Pertama, bahkan jika Presiden Trump berhasil meyakinkan Kyiv dan sekutu-sekutu Eropanya tentang suatu solusi, dukungan yang diterima akan tidak merata. Kesepakatan apa pun yang dicapai di Alaska kemungkinan akan menghadapi perlawanan dari dalam Ukraina dan beberapa negara Uni Eropa.
Kedua, posisi resmi Washington baru-baru ini tetap bahwa perdamaian harus dibangun melalui negosiasi langsung antara Rusia dan Ukraina, dengan AS bertindak sebagai mediator atau pengamat. Struktur ini sebelumnya digunakan di Istanbul, dan jika terus dipertahankan, langkah selanjutnya setelah KTT tersebut seharusnya adalah memulihkan format dialog Rusia-Ukraina, baik dalam bentuk aslinya maupun yang telah dimodifikasi.

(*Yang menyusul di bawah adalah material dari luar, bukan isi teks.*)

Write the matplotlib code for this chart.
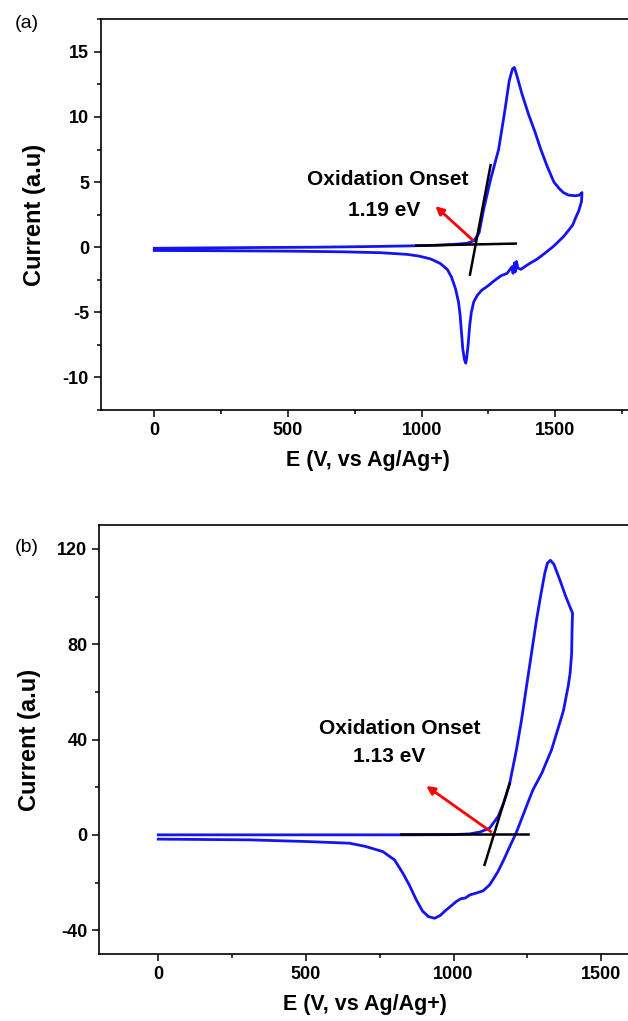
import numpy as np
import matplotlib
matplotlib.use('Agg')
from matplotlib import pyplot
from matplotlib.ticker import MultipleLocator

pyplot.rcParams['font.family'] = ['Liberation Sans', 'DejaVu Sans']
pyplot.rcParams['axes.unicode_minus'] = False

# panel (a) cyclic voltammogram
e_a = [0, 200, 400, 600, 800, 950, 1050, 1120, 1170, 1196, 1215, 1232, 1258, 1288,
       1310, 1328, 1340, 1347, 1356, 1375, 1400, 1425, 1446, 1470, 1495, 1515, 1530,
       1550, 1575, 1590, 1600,
       1598, 1588, 1577, 1565, 1548, 1530, 1510, 1495, 1465, 1433, 1400, 1371, 1360,
       1355, 1350, 1347, 1342, 1338, 1320, 1296, 1270, 1246, 1225, 1208, 1195, 1186,
       1180, 1174, 1168, 1165, 1160, 1154, 1149, 1144, 1138, 1127, 1112, 1096, 1070,
       1034, 990, 946, 846, 700, 500, 250, 0]
i_a = [-0.08, -0.05, -0.02, 0.0, 0.05, 0.1, 0.15, 0.22, 0.3, 0.5, 1.1, 2.9, 5.2, 7.5,
       10.3, 12.8, 13.7, 13.8, 13.2, 11.8, 10.2, 8.8, 7.5, 6.2, 5.0, 4.5, 4.2,
       4.0, 3.95, 4.0, 4.2,
       3.5, 2.8, 2.3, 1.7, 1.25, 0.8, 0.4, 0.1, -0.4, -0.9, -1.3, -1.7, -1.6,
       -1.1, -1.9, -1.2, -2.0, -1.5, -2.0, -2.2, -2.6, -3.0, -3.3, -3.7, -4.2, -5.0,
       -6.0, -7.5, -8.6, -8.9, -8.6, -7.8, -6.5, -5.2, -4.2, -3.2, -2.3, -1.7, -1.25,
       -0.9, -0.68, -0.55, -0.42, -0.35, -0.3, -0.27, -0.25]

# panel (b)
e_b = [0, 300, 600, 850, 1000, 1055, 1090, 1122, 1151, 1170, 1190, 1213, 1230, 1247,
       1265, 1281, 1296, 1309, 1318, 1328, 1340, 1360, 1380, 1403,
       1401, 1400, 1395, 1388, 1372, 1350, 1332, 1299, 1269, 1251, 1230, 1211,
       1190, 1170, 1150, 1135, 1122, 1100, 1075, 1055, 1040, 1025, 1009, 990, 975, 955,
       936, 915, 895, 874, 850, 828, 800, 760, 700, 647, 500, 308, 0]
i_b = [0, 0, 0, 0, 0.1, 0.4, 1.2, 2.8, 7.7, 13.5, 21.5, 35.7, 48.0, 62.2,
       77.0, 90.2, 101.0, 109.8, 114.0, 115.2, 113.5, 107.0, 100.0, 93.0,
       84.0, 76.2, 68.0, 62.2, 52.0, 43.0, 35.7, 25.9, 18.9, 13.3, 6.5, 0.5,
       -5.0, -10.5, -15.5, -18.5, -21.0, -23.5, -24.5, -25.2, -26.5, -26.8, -28.0, -30.0, -31.5, -33.8,
       -35.0, -34.3, -32.0, -27.3, -21.0, -16.0, -10.5, -7.0, -4.8, -3.5, -2.8, -2.1, -1.8]

# onset construction lines: (baseline, tangent), arrow tail/head, labels
base_a = ([980, 1352], [0.12, 0.28])
tang_a = ([1181, 1258], [-2.1, 6.3])
arrow_a = ((1199, 0.4), (1044, 3.3))
base_b = ([823, 1252], [0.4, 0.4])
tang_b = ([1105, 1190], [-12.6, 21.5])
arrow_b = ((1134, 0.7), (900, 21.2))
onset_a = '1.19 eV'
onset_b = '1.13 eV'

fig = pyplot.figure(figsize=(6.28, 10.21), dpi=100)
ax1 = fig.add_axes([0.1605, 0.5984, 0.8514, 0.3827])
ax2 = fig.add_axes([0.158, 0.0656, 0.8463, 0.4202])


def style_axis(ax, xlim, ylim, ymaj, ymin):
    ax.set_xlim(*xlim)
    ax.set_ylim(*ylim)
    ax.xaxis.set_major_locator(MultipleLocator(500))
    ax.xaxis.set_minor_locator(MultipleLocator(250))
    ax.yaxis.set_major_locator(MultipleLocator(ymaj))
    ax.yaxis.set_minor_locator(MultipleLocator(ymin))
    ax.tick_params(which='major', direction='out', length=5, width=1.1, labelsize=13)
    ax.tick_params(which='minor', direction='out', length=3, width=1.1)
    for lab in ax.get_xticklabels() + ax.get_yticklabels():
        lab.set_fontweight('bold')
    for sp in ax.spines.values():
        sp.set_linewidth(1.2)
    ax.set_xlabel('E (V, vs Ag/Ag+)', fontsize=15.5, fontweight='bold', labelpad=8)
    ax.set_ylabel('Current (a.u)', fontsize=17, fontweight='bold', labelpad=12)


ax1.plot(e_a, i_a, color='#1414f0', lw=2)
ax1.plot(*base_a, color='black', lw=1.8)
ax1.plot(*tang_a, color='black', lw=1.8)
ax1.annotate('', xy=arrow_a[1], xytext=arrow_a[0],
             arrowprops=dict(arrowstyle='-|>', color='red', lw=2, mutation_scale=12))
ax1.text(873, 5.2, 'Oxidation Onset', fontsize=15, fontweight='bold', ha='center', va='center')
ax1.text(858, 2.85, onset_a, fontsize=15, fontweight='bold', ha='center', va='center')
style_axis(ax1, (-200, 1800), (-12.5, 17.5), 5, 2.5)

ax2.plot(e_b, i_b, color='#1414f0', lw=2)
ax2.plot(*base_b, color='black', lw=1.8)
ax2.plot(*tang_b, color='black', lw=1.8)
ax2.annotate('', xy=arrow_b[1], xytext=arrow_b[0],
             arrowprops=dict(arrowstyle='-|>', color='red', lw=2, mutation_scale=12))
ax2.text(817, 44.8, 'Oxidation Onset', fontsize=15, fontweight='bold', ha='center', va='center')
ax2.text(783, 32.9, onset_b, fontsize=15, fontweight='bold', ha='center', va='center')
style_axis(ax2, (-200, 1600), (-50, 130), 40, 20)

fig.text(0.043, 0.977, '(a)', fontsize=14, ha='center', va='center')
fig.text(0.043, 0.464, '(b)', fontsize=14, ha='center', va='center')

fig.savefig('out.png', dpi=100)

Ketiga, dan mungkin yang terpenting, adalah sejauh mana Presiden Trump bersedia menerima persyaratan kesepakatan dari Rusia. Mengingat citranya sebagai "negosiator yang tangguh," ia kemungkinan besar tidak akan sepenuhnya menerima tuntutan Moskow. Sebaliknya, kepemimpinan Rusia memiliki tradisi untuk tidak menyerah di bawah tekanan. Oleh karena itu, KTT ini akan menjadi ujian posisi, bukan tempat untuk terobosan langsung.
Dalam konteks ini, akan sulit untuk memprediksi hasil spesifik dari KTT tersebut. Moskow memiliki dua pilihan: mencapai syarat-syarat utama dalam solusi politik, atau mendapatkan lebih banyak ruang dan kondisi yang menguntungkan untuk melanjutkan kampanye militernya dengan dukungan proses negosiasi paralel. Adapun Presiden Trump, tujuannya adalah untuk mencapai komitmen mengakhiri konflik, meskipun itu berarti menerima beberapa perubahan pada jangka waktu dan syarat-syaratnya. Ia membutuhkan pencapaian konkret untuk menunjukkan perannya sebagai "pembawa perdamaian," baik di mata pemilih domestik maupun komunitas internasional; oleh karena itu, ia tidak dapat meninggalkan meja negosiasi dengan tangan kosong.
Kemungkinan besar, batasan-batasan yang mungkin telah diuraikan sebelumnya melalui kontak awal Utusan Khusus Witkoff. Oleh karena itu, gencatan senjata segera tidak mungkin terjadi. Skenario yang paling realistis mungkin adalah kedua belah pihak menyepakati peta jalan negosiasi, termasuk tenggat waktu baru, format yang diorganisasi ulang untuk proses perdamaian, dan kerangka kerja yang diperbarui untuk konfigurasi akhir solusi. Namun, bahkan "peta jalan" seperti itu akan menghadapi hambatan implementasi yang kompleks dan potensi penundaan.